What Nobody Tells You About Mammograms

Today, October 1, marks the first day of Breast Cancer Awareness month – and a particularly timely topic for me, since I reached the age where a first mammogram is recommended. (The American Cancer Society says an average-risk woman like myself should start yearly mammograms at age 40.) Because of this, I’m taking a moment to write about my experience with my first mammogram – and if you are age 40, to go get one done, if you haven’t already.  Going into it, there are a few things I wish I had known and that I’m sharing with you now.

The First Mammogram Is Scary

There’s no way around it; getting that first mammogram is scary. No matter how gentle the staff is, or what type of machine they use, you’re still staring down a behemoth of a machine. You’re facing the fact that you’re 40, and that by all accounts, you’re middle-aged. It’s not a great feeling, and it’s a harsh reminder of your own mortality. Add in the fact that you’re wearing a scratchy wrap-front clinic top, and before you’ve even gotten the mammogram, you’re already pretty uncomfortable.

First mammogram: the machine
The behemoth

Mammograms Can Hurt

Your doctor isn’t going to tell you this, but I will: mammograms hurt. It’s a brief amount of pain, but it’s still pain as your breasts are squished between a couple of radiology plates. You have to stand as still as possible and breathe, and it’s not easy. I don’t know if the pain is less if you have larger breasts, but my small ones were definitely squeezed uncomfortably.

You’ll Feel Manhandled

Again, this may be specific to small-breasted women, but getting into position for a clear mammogram is no easy feat. At my first mammogram, the radiologist had to shift and re-position me so that she could get a clear image.

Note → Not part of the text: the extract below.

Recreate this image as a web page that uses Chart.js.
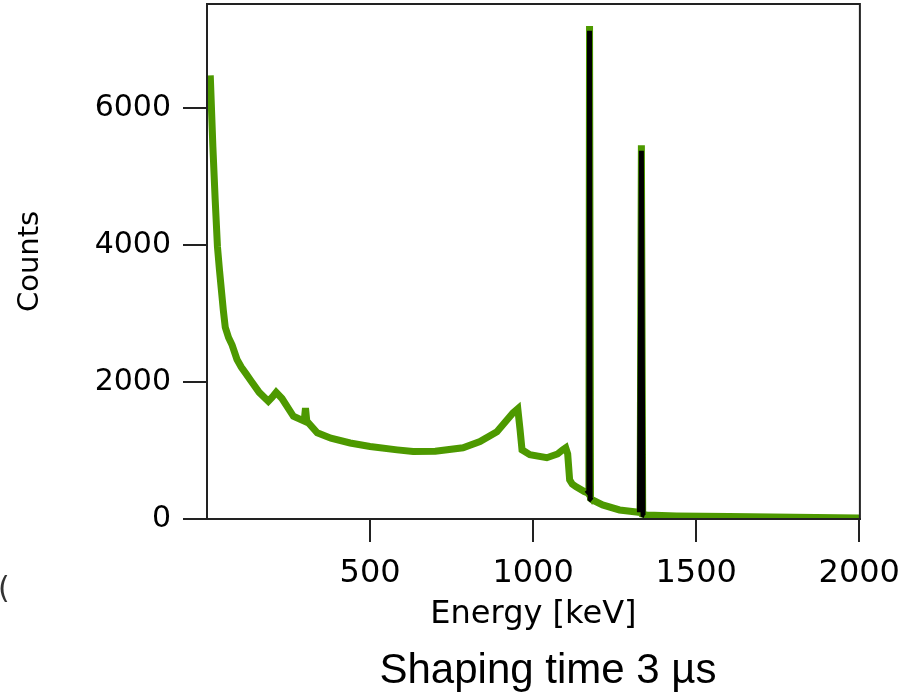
<!DOCTYPE html>
<html>
<head>
<meta charset="utf-8">
<script src="https://cdn.jsdelivr.net/npm/chart.js@4"></script>
<style>
  html, body { margin: 0; padding: 0; background: #fff; }
  #wrap { position: relative; width: 912px; height: 694px; overflow: hidden; }
  #chart { position: absolute; left: 0; top: -26px; }
  .caption {
    position: absolute; left: 0; width: 1096px; top: 645px;
    text-align: center; font-family: "Liberation Sans", Arial, sans-serif;
    font-size: 42px; color: #000;
  }
  .stray { position: absolute; left: -2px; top: 570px; font-family: "DejaVu Sans"; font-size: 30px; color: #333; }
</style>
</head>
<body>
<div id="wrap">
  <canvas id="chart" width="912" height="720"></canvas>
  <div class="stray">(</div>
  <div class="caption">Shaping time 3 µs</div>
</div>
<script>
// Espectro (energía en keV, cuentas)
const energias = [10, 18, 25, 32, 38, 44, 50, 56, 66, 77, 92, 105, 120, 133, 160, 188, 200, 212, 230, 265, 298, 302, 306, 338, 380, 439, 500, 583, 632, 700, 785, 837, 889, 938, 953, 960, 966, 990, 1042, 1075, 1091, 1100, 1106, 1112, 1120, 1132, 1157, 1168, 1171, 1173, 1176, 1182, 1213, 1265, 1317, 1328, 1332, 1336, 1348, 1440, 1600, 1800, 2000];
const cuentas = [6480, 5440, 4670, 3980, 3650, 3350, 3050, 2800, 2650, 2540, 2330, 2220, 2120, 2030, 1850, 1720, 1780, 1850, 1760, 1500, 1430, 1620, 1430, 1260, 1180, 1110, 1060, 1010, 985, 990, 1040, 1130, 1275, 1550, 1610, 1300, 1010, 940, 895, 950, 1010, 1040, 950, 570, 510, 470, 400, 380, 360, 7200, 300, 278, 205, 132, 102, 95, 5460, 70, 58, 45, 35, 25, 15];

// Picos (trazo negro)
const picosEnergia = [1164, 1171, 1173, 1175, 1180, null, 1326, 1332, 1337, 1342];
const picosCuentas = [420, 380, 7130, 290, 270, null, 98, 5380, 60, 50];

const ticksX = [500, 1000, 1500, 2000];
const ticksY = [0, 2000, 4000, 6000];

const aPuntos = (xs, ys) => xs.map((x, i) => (x === null ? { x: NaN, y: null } : { x: x, y: ys[i] }));

// marco del área del gráfico
const marco = {
  id: 'marco',
  afterDatasetsDraw(chart) {
    const { ctx, chartArea: a } = chart;
    ctx.save();
    ctx.strokeStyle = '#222';
    ctx.lineWidth = 2;
    ctx.strokeRect(a.left, a.top, a.right - a.left, a.bottom - a.top);
    ctx.restore();
  }
};

new Chart(document.getElementById('chart'), {
  type: 'line',
  data: {
    datasets: [
      {
        label: 'Picos',
        data: aPuntos(picosEnergia, picosCuentas),
        borderColor: '#000',
        borderWidth: 5,
        pointRadius: 0,
        tension: 0,
        spanGaps: false,
        order: 0
      },
      {
        label: 'Espectro',
        data: aPuntos(energias, cuentas),
        borderColor: '#4d9900',
        borderWidth: 7,
        pointRadius: 0,
        tension: 0,
        order: 1
      }
    ]
  },
  plugins: [marco],
  options: {
    responsive: false,
    animation: false,
    layout: { padding: { top: 5, right: 44, bottom: 54, left: 0 } },
    plugins: { legend: { display: false }, tooltip: { enabled: false } },
    scales: {
      x: {
        type: 'linear',
        min: 0,
        max: 2002,
        afterBuildTicks: s => { s.ticks = ticksX.map(v => ({ value: v })); },
        afterFit: s => { s.height = 121; },
        grid: { drawOnChartArea: false, drawTicks: true, tickLength: 23, color: '#222', lineWidth: 2 },
        border: { color: '#222', width: 2 },
        ticks: { color: '#000', padding: 12, maxRotation: 0, callback: v => String(v), font: { family: 'DejaVu Sans', size: 32 } },
        title: { display: true, text: 'Energy [keV]', color: '#000', padding: { top: 0, bottom: 6 }, font: { family: 'DejaVu Sans', size: 32 } }
      },
      y: {
        min: 0,
        max: 7522,
        afterBuildTicks: s => { s.ticks = ticksY.map(v => ({ value: v })); },
        afterFit: s => { s.width = 207; },
        grid: { drawOnChartArea: false, drawTicks: true, tickLength: 24, color: '#222', lineWidth: 2 },
        border: { color: '#222', width: 2 },
        ticks: { color: '#000', padding: 12, callback: v => String(v), font: { family: 'DejaVu Sans', size: 30 } },
        title: { display: true, text: 'Counts', color: '#000', padding: { top: 13, bottom: 0 }, font: { family: 'DejaVu Sans', size: 29 } }
      }
    }
  }
});
</script>
</body>
</html>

You’ll Probably Get Called Back

Getting called back for a second mammogram is fairly common, and I feel like this wasn’t emphasized enough. Needing a second mammogram does not mean you have cancer. In my case, and in a lot of cases, it can be normal calcifications that occur as you age. Or it can be because you have dense breast tissue, and the radiologist needs another view. But fewer than 1 in 10 women who get called back for a second mammogram have cancer, so if you do get called back, keep calm and carry on as usual.

Know Your Insurance Plan

Under the Affordable Care Act, your health insurance plan must pay for your screening mammogram. However, if you have to go back for a second mammogram, make sure you know how it’s covered. For example, you may have to pay out of pocket until you hit your deductible, so shop around for a center that won’t sock it to you. Or, if you’re lucky, your health insurance will cover a diagnostic mammogram if you go to an in-network provider.

Before I had my first mammogram, there are a few things I wish I had been told. Here they are, in no particular order.

Don’t Go to Solis Mammography

My ob/gyn referred me to Solis Mammography, a chain of mammogram centers in Texas, Ohio, North Carolina, Arizona, and Pennsylvania. I wish she hadn’t. My first mammogram there was fine, although I ended up not having my follow-up there. Why?

Solis is not an in-network provider for my health insurance. When I arrived for my follow-up, I was informed that my out-of-pocket cost was $916 – suspiciously close to my deductible with an “insurance discount.” No one had called me to inform me of this, so I walked out. While the center director reached out later, the damage was done – I was not going back, and I was not going under private pay for $500, either (something the woman at the billing desk didn’t provide the option of doing at all).

Oh, and it gets better: I just received a bill from Solis for my first mammogram, with the notation that my insurance was “not in effect” at the time of service. This is a deceptive practice if they can’t inform the patient ahead of time or at the time of service, and if they’re removing my insurance information to try to get me to pay more.

Still – don’t hesitate to get your first mammogram! If you haven’t yet hit 40, there are still things you can do to detect cancer and assess your risk. If you’ve taken a 23andMe test, you can run the results through Promethese to find out if you have a BRCA gene mutation. You can do regular self-exams. Remember, breast cancer is the second most common cancer in women, right after skin cancer, and early detection is critical for treatment.


3 thoughts on “What Nobody Tells You About Mammograms

    1. Double and triple check with your health insurance! They won’t call you if it’s not covered. I hate them.

  1. I’m still some time from mine but these are great tips! I’ll definitely have to check my insurance before I go and make sure it’s covered so I don’t have any issues. Thanks for sharing!